Alcune delle alpiniste del Lscc erano all’epoca suffragette. La loro lotta per il voto femminile ben si sposava con la passione per le scalate, ritenute una strada per l’emancipazione delle donne e per il rafforzamento della loro posizione sociale. Queste pioniere scozzesi dell’alpinismo non sono interessate a reclutare donne qualsiasi: aspirano ad avere fra le loro fila la crème locale di questo sport. Al club sono ammesse solo le scalatrici che hanno conquistato almeno quattro vette da 3000 piedi (914,4 metri), due sulla neve e due sulla roccia. Oggi che per salire sull’Everest a volte c’è la coda queste basse montagne scozzesi possono far sorridere. Non dimentichiamo, però, che erano i monti del territorio e che non tutti gli alpinisti di allora potevano concedersi costosi viaggi sulle Alpi e altrove. Per le donne, era doppiamente difficile. Quindi, il filtro posto dalla Lscc aveva senso, all’epoca. Nel giro di un anno, il Ladies Scottish Climbing Club conta già 14 socie.

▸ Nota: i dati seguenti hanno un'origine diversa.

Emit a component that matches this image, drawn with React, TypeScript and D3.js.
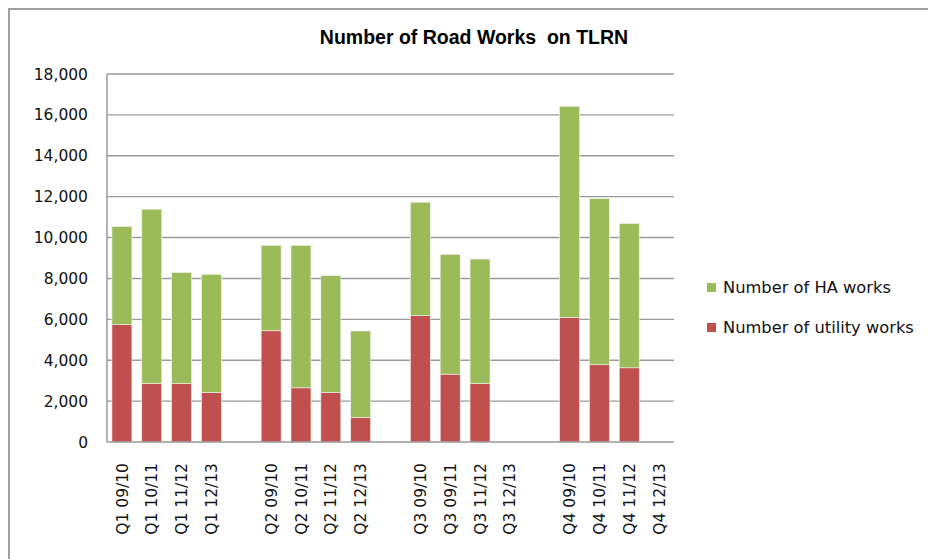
import React, { useEffect, useRef } from 'react'
import * as d3 from 'd3'

// empty strings are the spacer slots between the quarter groups
const categories = [
  'Q1 09/10', 'Q1 10/11', 'Q1 11/12', 'Q1 12/13', '',
  'Q2 09/10', 'Q2 10/11', 'Q2 11/12', 'Q2 12/13', '',
  'Q3 09/10', 'Q3 09/11', 'Q3 11/12', 'Q3 12/13', '',
  'Q4 09/10', 'Q4 10/11', 'Q4 11/12', 'Q4 12/13',
]
const utilityWorks = [5740, 2860, 2860, 2420, 0, 5440, 2650, 2420, 1210, 0, 6180, 3320, 2860, 0, 0, 6100, 3780, 3630, 0]
const haWorks = [4800, 8530, 5430, 5780, 0, 4180, 6970, 5720, 4220, 0, 5550, 5860, 6090, 0, 0, 10320, 8120, 7060, 0]
const yTicks = [0, 2000, 4000, 6000, 8000, 10000, 12000, 14000, 16000, 18000]

const seriesNames = ['Number of utility works', 'Number of HA works']
const colors = ['#C0504D', '#9BBB59']

function App() {
  const chartRef = useRef(null)

  useEffect(() => {
    const svg = d3.select(chartRef.current)
    svg.selectAll('*').remove()

    const left = 107
    const right = 674
    const top = 74
    const bottom = 442
    const font = '"DejaVu Sans", Verdana, sans-serif'

    // chart frame, runs off the right and bottom of the picture
    svg
      .append('rect')
      .attr('x', 9)
      .attr('y', 9)
      .attr('width', 1000)
      .attr('height', 1000)
      .attr('fill', '#fff')
      .attr('stroke', '#a0a0a0')
      .attr('stroke-width', 2)

    svg
      .append('text')
      .attr('x', 474)
      .attr('y', 44)
      .attr('text-anchor', 'middle')
      .attr('font-family', '"Liberation Sans", Arial, sans-serif')
      .attr('font-weight', 'bold')
      .attr('font-size', 19.5)
      .style('white-space', 'pre')
      .text('Number of Road Works  on TLRN')

    const x = d3
      .scaleBand()
      .domain(categories.map((d, i) => String(i)))
      .range([left, right])
      .paddingInner(0.33)
      .paddingOuter(0.165)

    const y = d3.scaleLinear().domain([0, 18000]).range([bottom, top])

    // gridlines
    svg
      .append('g')
      .selectAll('line')
      .data(yTicks.slice(1))
      .join('line')
      .attr('x1', left)
      .attr('x2', right)
      .attr('y1', (d) => y(d))
      .attr('y2', (d) => y(d))
      .attr('stroke', '#9a9a9a')
      .attr('stroke-width', 1.4)

    // y labels
    svg
      .append('g')
      .selectAll('text')
      .data(yTicks)
      .join('text')
      .attr('x', 88)
      .attr('y', (d) => y(d))
      .attr('dy', '0.36em')
      .attr('text-anchor', 'end')
      .attr('font-family', font)
      .attr('font-size', 15.5)
      .attr('fill', '#111')
      .text((d) => d3.format(',')(d))

    const table = categories.map((c, i) => ({ key: String(i), utility: utilityWorks[i], ha: haWorks[i] }))
    const stacked = d3.stack().keys(['utility', 'ha'])(table)

    svg
      .append('g')
      .selectAll('g')
      .data(stacked)
      .join('g')
      .attr('fill', (d, i) => colors[i])
      .selectAll('rect')
      .data((d) => d.filter((p) => p[1] > p[0]))
      .join('rect')
      .attr('x', (d) => x(d.data.key))
      .attr('width', x.bandwidth())
      .attr('y', (d) => y(d[1]))
      .attr('height', (d) => y(d[0]) - y(d[1]))
      .attr('stroke', '#f4f4f4')
      .attr('stroke-width', 0.6)

    // axis lines
    svg
      .append('line')
      .attr('x1', left)
      .attr('x2', left)
      .attr('y1', top)
      .attr('y2', bottom)
      .attr('stroke', '#999')
      .attr('stroke-width', 1.5)
    svg
      .append('line')
      .attr('x1', left)
      .attr('x2', right)
      .attr('y1', bottom)
      .attr('y2', bottom)
      .attr('stroke', '#999')
      .attr('stroke-width', 1.5)

    // rotated category labels
    svg
      .append('g')
      .selectAll('text')
      .data(categories.map((c, i) => ({ c, i })).filter((d) => d.c))
      .join('text')
      .attr('transform', (d) => `translate(${x(String(d.i)) + x.bandwidth() / 2}, 463) rotate(-90)`)
      .attr('dy', '0.36em')
      .attr('text-anchor', 'end')
      .attr('font-family', font)
      .attr('font-size', 15.5)
      .attr('fill', '#111')
      .text((d) => d.c)

    // legend, HA on top
    const legend = svg
      .append('g')
      .selectAll('g')
      .data([1, 0])
      .join('g')
      .attr('transform', (d, i) => `translate(707, ${283 + i * 40})`)
    legend
      .append('rect')
      .attr('width', 9)
      .attr('height', 9)
      .attr('fill', (d) => colors[d])
    legend
      .append('text')
      .attr('x', 16)
      .attr('y', 4.5)
      .attr('dy', '0.36em')
      .attr('font-family', font)
      .attr('font-size', 16.3)
      .attr('fill', '#111')
      .text((d) => seriesNames[d])
  }, [])

  return <svg ref={chartRef} width={928} height={559} style={{ position: 'absolute', left: 0, top: 0 }} />
}

export default App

«Non esiste uno sport come l’alpinismo», scrive Jane Inglis Clark nel suo libro Pictures and Memories (1938). «È il superamento delle difficoltà, l’ascesa mentale e fisica, che infonde entusiasmo. I guai della vita scompaiono in presenza delle cime eterne. Arriviamo stanchi nella mente e nel corpo, ritorniamo rinfrancati e rinnovati. La salute è ristabilita e l’amicizia ne esce rafforzata». È il sunto dei piaceri e dei benefici che questa donna trovava nell’affrontare la sfida con la montagna. Nel corso del Novecento, seguendo le sue orme, le scalatrici scozzesi hanno girato il mondo: dalle Alpi al Caucaso, dall’Himalaya alla Groenlandia. Una di loro ha scalato tutte le 282 cime scozzesi delle Highlands che superano i 3000 piedi. Il seme piantato dalle fondatrici è cresciuto rigoglioso. Nel 2008, anno del centenario del Lscc, il club vantava 120 iscritte.